TASK OBJECTIVE: Return exactly, please, the lines that run from the line with "Clone this diagram in TikZ." to the line with "(b4) at (570.5,150)", ends included, and omit all pictures.

MATERIAL:
--- --- ---

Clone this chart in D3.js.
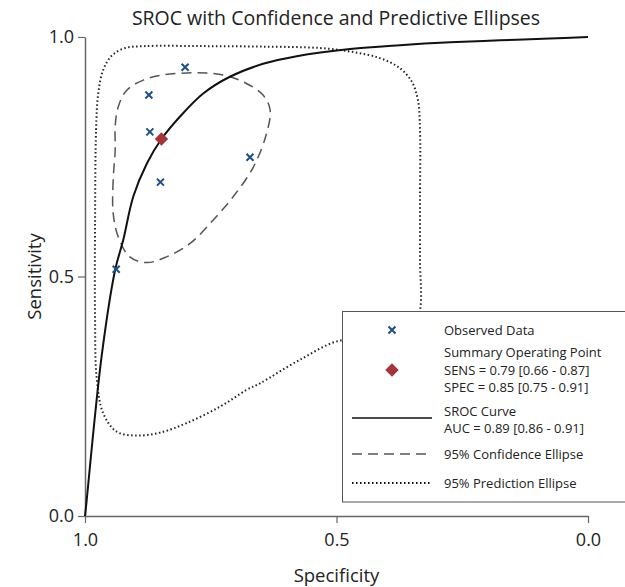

--- --- ---

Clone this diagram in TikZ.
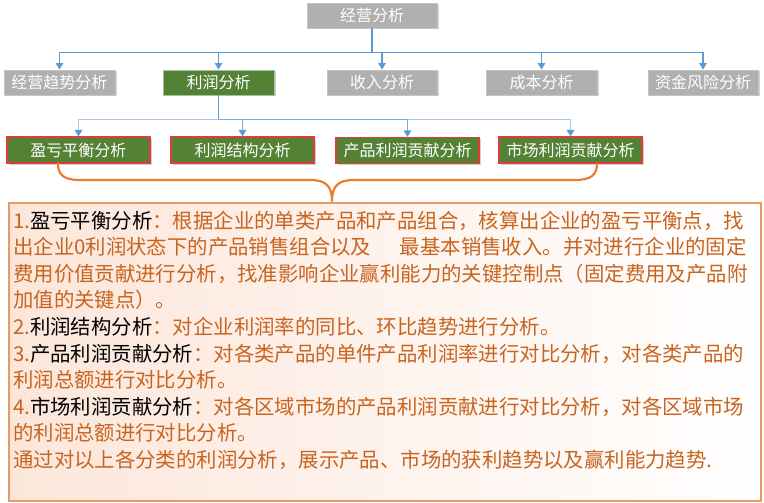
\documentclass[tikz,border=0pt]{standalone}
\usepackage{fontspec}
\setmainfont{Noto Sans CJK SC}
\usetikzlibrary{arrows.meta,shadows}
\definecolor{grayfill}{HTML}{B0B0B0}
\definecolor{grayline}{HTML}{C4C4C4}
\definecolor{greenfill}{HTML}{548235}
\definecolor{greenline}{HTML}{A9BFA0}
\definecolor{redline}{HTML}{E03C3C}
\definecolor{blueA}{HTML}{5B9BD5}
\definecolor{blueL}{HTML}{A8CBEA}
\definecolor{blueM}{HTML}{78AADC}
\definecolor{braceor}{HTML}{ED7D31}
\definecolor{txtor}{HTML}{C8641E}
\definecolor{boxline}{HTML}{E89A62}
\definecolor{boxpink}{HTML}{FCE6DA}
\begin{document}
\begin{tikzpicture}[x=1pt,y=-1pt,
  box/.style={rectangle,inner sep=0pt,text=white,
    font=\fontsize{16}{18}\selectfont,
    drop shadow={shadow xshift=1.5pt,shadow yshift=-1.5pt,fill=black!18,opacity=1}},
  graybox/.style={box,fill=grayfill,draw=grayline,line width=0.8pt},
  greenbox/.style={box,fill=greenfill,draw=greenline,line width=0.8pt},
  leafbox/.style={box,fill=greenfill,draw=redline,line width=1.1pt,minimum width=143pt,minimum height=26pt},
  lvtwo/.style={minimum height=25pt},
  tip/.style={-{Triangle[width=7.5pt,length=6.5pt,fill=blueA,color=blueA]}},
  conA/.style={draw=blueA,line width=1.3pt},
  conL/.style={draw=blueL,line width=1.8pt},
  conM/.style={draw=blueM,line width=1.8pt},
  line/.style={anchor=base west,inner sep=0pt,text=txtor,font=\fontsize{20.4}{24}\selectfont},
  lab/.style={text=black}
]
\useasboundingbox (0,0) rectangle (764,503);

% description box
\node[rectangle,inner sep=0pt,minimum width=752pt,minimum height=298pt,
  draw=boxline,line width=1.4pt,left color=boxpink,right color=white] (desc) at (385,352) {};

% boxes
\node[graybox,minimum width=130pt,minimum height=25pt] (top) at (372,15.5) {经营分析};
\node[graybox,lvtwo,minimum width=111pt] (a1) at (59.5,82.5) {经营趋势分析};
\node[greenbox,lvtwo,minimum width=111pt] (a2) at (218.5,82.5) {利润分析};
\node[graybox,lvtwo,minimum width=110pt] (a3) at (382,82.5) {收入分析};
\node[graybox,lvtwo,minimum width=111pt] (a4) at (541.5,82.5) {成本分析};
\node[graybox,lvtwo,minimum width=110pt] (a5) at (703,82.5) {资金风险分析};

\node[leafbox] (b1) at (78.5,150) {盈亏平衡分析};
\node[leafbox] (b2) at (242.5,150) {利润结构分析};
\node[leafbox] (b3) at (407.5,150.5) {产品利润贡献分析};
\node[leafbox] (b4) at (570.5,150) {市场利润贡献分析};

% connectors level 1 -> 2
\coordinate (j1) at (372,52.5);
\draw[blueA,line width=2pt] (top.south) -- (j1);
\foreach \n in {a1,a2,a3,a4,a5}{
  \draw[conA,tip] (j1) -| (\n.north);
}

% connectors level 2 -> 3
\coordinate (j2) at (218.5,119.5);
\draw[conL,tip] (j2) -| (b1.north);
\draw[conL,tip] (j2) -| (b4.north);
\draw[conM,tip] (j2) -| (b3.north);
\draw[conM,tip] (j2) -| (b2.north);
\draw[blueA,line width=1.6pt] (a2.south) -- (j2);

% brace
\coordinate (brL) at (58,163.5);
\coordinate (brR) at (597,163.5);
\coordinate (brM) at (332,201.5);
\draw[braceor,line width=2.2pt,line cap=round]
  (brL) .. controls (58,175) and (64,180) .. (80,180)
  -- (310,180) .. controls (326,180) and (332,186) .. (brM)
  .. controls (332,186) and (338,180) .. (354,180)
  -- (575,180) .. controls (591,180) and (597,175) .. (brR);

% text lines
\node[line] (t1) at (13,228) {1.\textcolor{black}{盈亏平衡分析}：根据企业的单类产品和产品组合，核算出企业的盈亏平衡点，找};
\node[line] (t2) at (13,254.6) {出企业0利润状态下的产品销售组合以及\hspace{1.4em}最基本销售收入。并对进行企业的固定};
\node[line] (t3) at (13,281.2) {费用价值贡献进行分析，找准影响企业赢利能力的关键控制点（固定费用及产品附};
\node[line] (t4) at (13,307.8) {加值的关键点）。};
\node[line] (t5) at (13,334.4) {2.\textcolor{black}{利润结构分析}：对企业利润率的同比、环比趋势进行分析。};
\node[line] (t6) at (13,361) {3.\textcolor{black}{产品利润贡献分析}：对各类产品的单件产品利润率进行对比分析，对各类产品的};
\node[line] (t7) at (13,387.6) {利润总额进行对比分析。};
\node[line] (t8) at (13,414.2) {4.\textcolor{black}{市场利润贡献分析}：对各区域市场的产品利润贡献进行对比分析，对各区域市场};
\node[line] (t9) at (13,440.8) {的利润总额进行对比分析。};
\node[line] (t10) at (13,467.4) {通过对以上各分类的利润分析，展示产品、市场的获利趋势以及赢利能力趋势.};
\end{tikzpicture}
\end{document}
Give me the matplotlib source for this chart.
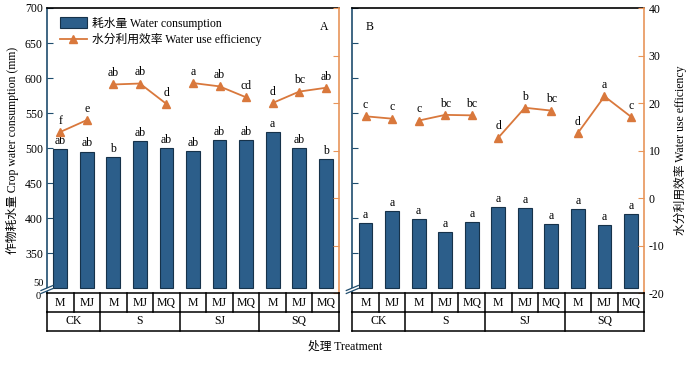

--- --- ---

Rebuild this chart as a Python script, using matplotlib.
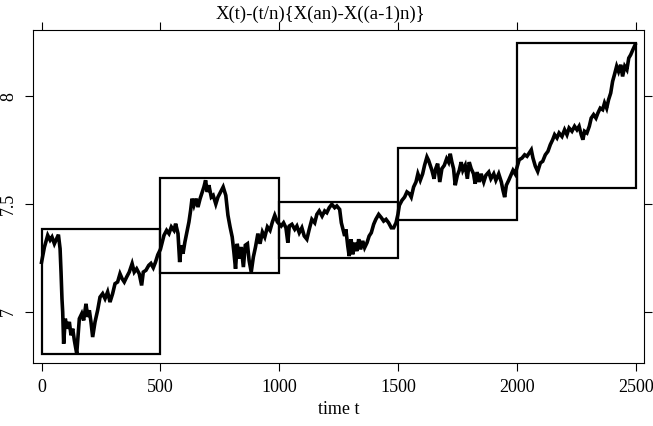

--- --- ---

OUTPUT FOR THIS TASK:
Clone this diagram in TikZ.
\documentclass[tikz,border=0pt]{standalone}
\usepackage{fontspec}
\setmainfont{Noto Sans CJK SC}
\usetikzlibrary{arrows.meta,shadows}
\definecolor{grayfill}{HTML}{B0B0B0}
\definecolor{grayline}{HTML}{C4C4C4}
\definecolor{greenfill}{HTML}{548235}
\definecolor{greenline}{HTML}{A9BFA0}
\definecolor{redline}{HTML}{E03C3C}
\definecolor{blueA}{HTML}{5B9BD5}
\definecolor{blueL}{HTML}{A8CBEA}
\definecolor{blueM}{HTML}{78AADC}
\definecolor{braceor}{HTML}{ED7D31}
\definecolor{txtor}{HTML}{C8641E}
\definecolor{boxline}{HTML}{E89A62}
\definecolor{boxpink}{HTML}{FCE6DA}
\begin{document}
\begin{tikzpicture}[x=1pt,y=-1pt,
  box/.style={rectangle,inner sep=0pt,text=white,
    font=\fontsize{16}{18}\selectfont,
    drop shadow={shadow xshift=1.5pt,shadow yshift=-1.5pt,fill=black!18,opacity=1}},
  graybox/.style={box,fill=grayfill,draw=grayline,line width=0.8pt},
  greenbox/.style={box,fill=greenfill,draw=greenline,line width=0.8pt},
  leafbox/.style={box,fill=greenfill,draw=redline,line width=1.1pt,minimum width=143pt,minimum height=26pt},
  lvtwo/.style={minimum height=25pt},
  tip/.style={-{Triangle[width=7.5pt,length=6.5pt,fill=blueA,color=blueA]}},
  conA/.style={draw=blueA,line width=1.3pt},
  conL/.style={draw=blueL,line width=1.8pt},
  conM/.style={draw=blueM,line width=1.8pt},
  line/.style={anchor=base west,inner sep=0pt,text=txtor,font=\fontsize{20.4}{24}\selectfont},
  lab/.style={text=black}
]
\useasboundingbox (0,0) rectangle (764,503);

% description box
\node[rectangle,inner sep=0pt,minimum width=752pt,minimum height=298pt,
  draw=boxline,line width=1.4pt,left color=boxpink,right color=white] (desc) at (385,352) {};

% boxes
\node[graybox,minimum width=130pt,minimum height=25pt] (top) at (372,15.5) {经营分析};
\node[graybox,lvtwo,minimum width=111pt] (a1) at (59.5,82.5) {经营趋势分析};
\node[greenbox,lvtwo,minimum width=111pt] (a2) at (218.5,82.5) {利润分析};
\node[graybox,lvtwo,minimum width=110pt] (a3) at (382,82.5) {收入分析};
\node[graybox,lvtwo,minimum width=111pt] (a4) at (541.5,82.5) {成本分析};
\node[graybox,lvtwo,minimum width=110pt] (a5) at (703,82.5) {资金风险分析};

\node[leafbox] (b1) at (78.5,150) {盈亏平衡分析};
\node[leafbox] (b2) at (242.5,150) {利润结构分析};
\node[leafbox] (b3) at (407.5,150.5) {产品利润贡献分析};
\node[leafbox] (b4) at (570.5,150) {市场利润贡献分析};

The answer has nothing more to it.